A return to the Crescent City

On Day 2 of The Cable Show, I had an opportunity to tour the Orleans parish located to the North of New Orleans with Dave Walker of The Times-Picayune. We started in the northwest neighborhood of Lakeview, then moved in an easterly direction. Our direction seemed to parallel the extent of the levee damage and even the efforts to rebuild. Lakeview, a middle-to-high income community, is well underway in its rebuilding efforts. The majority of the homes along its levee have been refortified or rebuilt.
 
Continuing east, we arrived in the Gentilly neighborhood along the 17th Street levy. Here lies the middle class, modest homes built in the post World War II boom. As we toured the community, I began to see more clustering of occupied houses with two or three abandoned homes in each grouping. As with most neighborhoods, these homes pose a risk to the real estate values, not to mention the vermin infestations. The National Guard still patrols this area to prevent looting. Another striking reminder of August 29, 2005 is still displayed on these abandoned homes. The National Guard’s spray-painted “X” posting, reporting body counts, dates checked and the National Guard’s unit. There is another set of painted markings from the SPCA on pet status. I imagine how difficult it must have been to leave a pet behind during the emergency evacuation. It is said that in some cases the National Guard coaxed residents out of their homes by offering an ultimatum: Either leave with us or use this Sharpie marker to write your Social Security number on the inside of your arm. This tactic proved convincing for most.
 
We finally made our way to the Lower 9th Ward which remains a difficult area to visit. It is said that this neighborhood is the soul of New Orleans – the home of musician greats like Fats Domino. Driving along the levee wall, you see a vast wasteland of slabs of concrete and pillars left behind to remind us of what had been.

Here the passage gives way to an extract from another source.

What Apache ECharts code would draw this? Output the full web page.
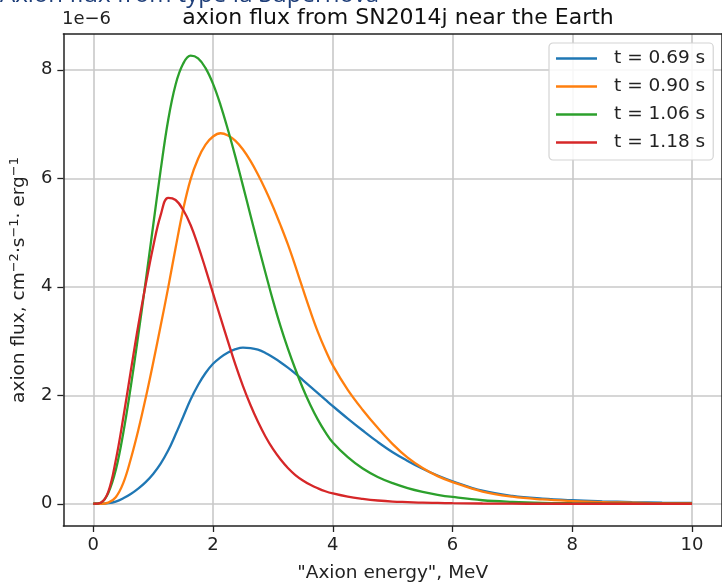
<!DOCTYPE html>
<html>
<head>
<meta charset="utf-8">
<script src="https://cdn.jsdelivr.net/npm/echarts@6/dist/echarts.min.js"></script>
<style>html,body{margin:0;padding:0;background:#fff;}#c{width:722px;height:588px;}</style>
</head>
<body>
<div id="c"></div>
<script>
// Axion energy, MeV
const energy = [0,0.125,0.25,0.375,0.5,0.625,0.75,0.875,1,1.125,1.25,1.375,1.5,1.625,1.75,1.875,2,2.125,2.25,2.375,2.5,2.625,2.75,2.875,3,3.125,3.25,3.375,3.5,3.625,3.75,3.875,4,4.25,4.5,4.75,5,5.25,5.5,5.75,6,6.5,7,7.5,8,8.5,9,9.5,10];
// axion flux, in units of 1e-6
const flux069 = [0,0,0.01,0.04,0.10,0.18,0.28,0.40,0.55,0.74,0.98,1.28,1.60,1.92,2.19,2.41,2.58,2.70,2.79,2.85,2.88,2.87,2.84,2.78,2.70,2.61,2.51,2.40,2.28,2.16,2.04,1.92,1.80,1.57,1.35,1.14,0.95,0.79,0.645,0.52,0.415,0.24,0.145,0.095,0.065,0.045,0.03,0.02,0.015];
const flux090 = [0,0,0.02,0.12,0.38,0.82,1.35,1.95,2.6,3.28,3.98,4.72,5.42,5.98,6.36,6.62,6.77,6.83,6.79,6.69,6.53,6.32,6.07,5.79,5.48,5.14,4.78,4.38,3.96,3.55,3.17,2.84,2.55,2.10,1.73,1.40,1.10,0.85,0.66,0.51,0.40,0.225,0.13,0.08,0.05,0.03,0.02,0.01,0.01];
const flux106 = [0,0.02,0.20,0.62,1.30,2.15,3.10,4.10,5.13,6.15,7.07,7.73,8.11,8.26,8.21,8.03,7.74,7.35,6.89,6.39,5.86,5.32,4.78,4.26,3.75,3.28,2.86,2.48,2.13,1.82,1.55,1.32,1.13,0.86,0.65,0.495,0.38,0.29,0.22,0.165,0.125,0.065,0.035,0.018,0.01,0.005,0.003,0.002,0.001];
const flux118 = [0,0.02,0.22,0.80,1.58,2.44,3.28,4.04,4.74,5.32,5.64,5.60,5.42,5.14,4.76,4.33,3.88,3.43,2.99,2.56,2.17,1.82,1.51,1.24,1.01,0.82,0.66,0.53,0.43,0.35,0.285,0.23,0.19,0.13,0.09,0.06,0.04,0.03,0.02,0.015,0.01,0.005,0.002,0,0,0,0,0,0];
const seriesNames = ['t = 0.69 s','t = 0.90 s','t = 1.06 s','t = 1.18 s'];
const colors = ['#1f77b4','#ff7f0e','#2ca02c','#d62728'];
const xTicks = [0,2,4,6,8,10];
const yTicks = [0,2,4,6,8];

const allFlux = [flux069, flux090, flux106, flux118];
const font = 'DejaVu Sans';
const chart = echarts.init(document.getElementById('c'), null, {renderer:'canvas'});
const series = allFlux.map((arr,i)=>({
  name: seriesNames[i],
  type: 'line',
  data: energy.map((e,j)=>[e, arr[j]]),
  smooth: 0.4,
  showSymbol: false,
  symbol: 'none',
  lineStyle: {width: 2.3, color: colors[i]},
  itemStyle: {color: colors[i]},
  z: 3 + i,
  animation: false
}));
const option = {
  animation: false,
  backgroundColor: '#fff',
  title: {
    text: 'axion flux from SN2014j near the Earth',
    left: 393, top: 2, textAlign: 'center',
    textStyle: {fontFamily: font, fontSize: 22, fontWeight: 'normal', color: '#111'}
  },
  graphic: [
    {type:'text', left: 0, top: -17, z: 10, style:{text:'Axion flux from type Ia Supernova', fontFamily:'Open Sans', fontSize: 24, fill:'#1f3f7a'}},
    {type:'text', left: 62, top: 10, style:{text:'1e\u22126', fontFamily: font, fontSize: 18, fill:'#222'}}
  ],
  legend: {
    left: 549, top: 43, orient: 'vertical',
    data: seriesNames,
    icon: 'rect', itemWidth: 41, itemHeight: 2.5, itemGap: 9,
    padding: [6, 8, 8, 7],
    backgroundColor: 'rgba(255,255,255,0.85)',
    borderColor: '#d4d4d4', borderWidth: 1.2, borderRadius: 4,
    textStyle: {fontFamily: font, fontSize: 18.5, color: '#222', padding: [0,0,0,12]}
  },
  grid: {left: 62, top: 34, width: 661, height: 496, containLabel: false},
  xAxis: [{
    type: 'value', min: -0.5, max: 10.5,
    name: '"Axion energy", MeV', nameLocation: 'middle', nameGap: 38,
    nameTextStyle: {fontFamily: font, fontSize: 18.5, color: '#222'},
    axisLine: {onZero: false, lineStyle: {color: '#222', width: 1.5}},
    axisTick: {show: true, length: 6, customValues: xTicks, lineStyle: {color: '#222', width: 1.3}},
    axisLabel: {customValues: xTicks, margin: 10, fontFamily: font, fontSize: 18, color: '#222'},
    splitLine: {show: true, lineStyle: {color: '#c8c8c8', width: 1.6}}
  }, {
    type: 'value', min: -0.5, max: 10.5, position: 'top',
    axisLine: {show: true, onZero: false, lineStyle: {color: '#222', width: 1.5}},
    axisTick: {show: false}, axisLabel: {show: false}, splitLine: {show: false}
  }],
  yAxis: [{
    type: 'value', min: -0.41, max: 8.66,
    name: 'axion flux, cm{s|\u22122}\u00B7s{s|\u22121}\u00B7 erg{s|\u22121}', nameLocation: 'middle', nameGap: 32, nameRotate: 90,
    nameTextStyle: {fontFamily: font, fontSize: 18.5, color: '#222', lineHeight: 22,
      rich: {s: {fontFamily: font, fontSize: 13, color: '#222', verticalAlign: 'top', lineHeight: 14}}},
    axisLine: {show: true, onZero: false, lineStyle: {color: '#222', width: 1.5}},
    axisTick: {show: true, length: 6, customValues: yTicks, lineStyle: {color: '#222', width: 1.3}},
    axisLabel: {customValues: yTicks, margin: 11, fontFamily: font, fontSize: 18, color: '#222'},
    splitLine: {show: true, lineStyle: {color: '#c8c8c8', width: 1.6}}
  }, {
    type: 'value', min: -0.41, max: 8.66, position: 'right',
    axisLine: {show: true, onZero: false, lineStyle: {color: '#222', width: 1.5}},
    axisTick: {show: false}, axisLabel: {show: false}, splitLine: {show: false}
  }],
  series: series
};
chart.setOption(option);
</script>
</body>
</html>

The grass & wildflowers grow waist-high & in some ways softens the harshness that surrounds us. In the field were troops of volunteers wearing brightly colored T-shirts and tending to grassy lots. New Orleans’s folklore dictates that living near a levee requires that you keep an axe close by and for many on that awful day, chopping through the roof was the difference between life and death. New Orleans was bruised and battered but those wounds are healing and there is hope for what lies ahead.